The airfields, which are under the ownership of the Indian Government or its Ministry of Defence, have languished, like the economic fortunes of the region. The areas these bases are located in are chronically underserved and there is very little scope for upward mobility for the people who live there. Only the Andal airstrip, located near the industrial cities of Durgapur and Asansol, was given to the private sector to develop into a domestic airport. Proposals to revive other runways have not taken off.
These stretches of tarmac have weathered many monsoons and shifting moods about colonial legacies. They also occupy a liminal space around a largely unremembered American presence in South Asia.

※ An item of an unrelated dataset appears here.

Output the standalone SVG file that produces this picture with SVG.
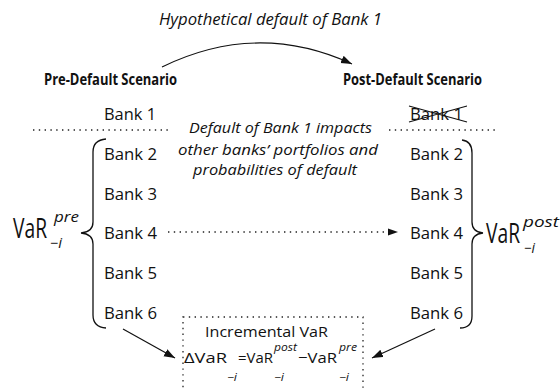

They exist, curiously devoid of context, as permanent encroachments on land that would have otherwise been used to cultivate rice. The shadow of the Bengal Famine looms large behind them, but as pieces of wartime infrastructure they have never been placed in the same frame as this tragedy and failure of colonial policy.
Although only traces of the airbases' administrative and residential buildings remain, the runways have endured, stubbornly resisting being swallowed by encroachers. Overgrown and eroding in places, they appear to represent a sort of reluctant ruination. The crumbling materiality of the runways makes them both an enduring testament to the labour of these women and a metaphor for their tenuous relationship with historical memory.
As a historian of women and work I often deal with the intangible and the invisible, and these bits of literal concrete are among the only durable remnants I have of the historical actors I study. Onto this concrete, I project the stories of struggle, hunger, and desperation that I have found in the archives. I think of the tens of thousands of women who came from all over Bengal with little else but the clothes on their backs and their children in their arms, searching for food, work, and stability during a time of crisis and precarity. For me, the runways have become the stage upon which the macro and micro intersect and constitute each other, where histories from above and below collapse into a single frame.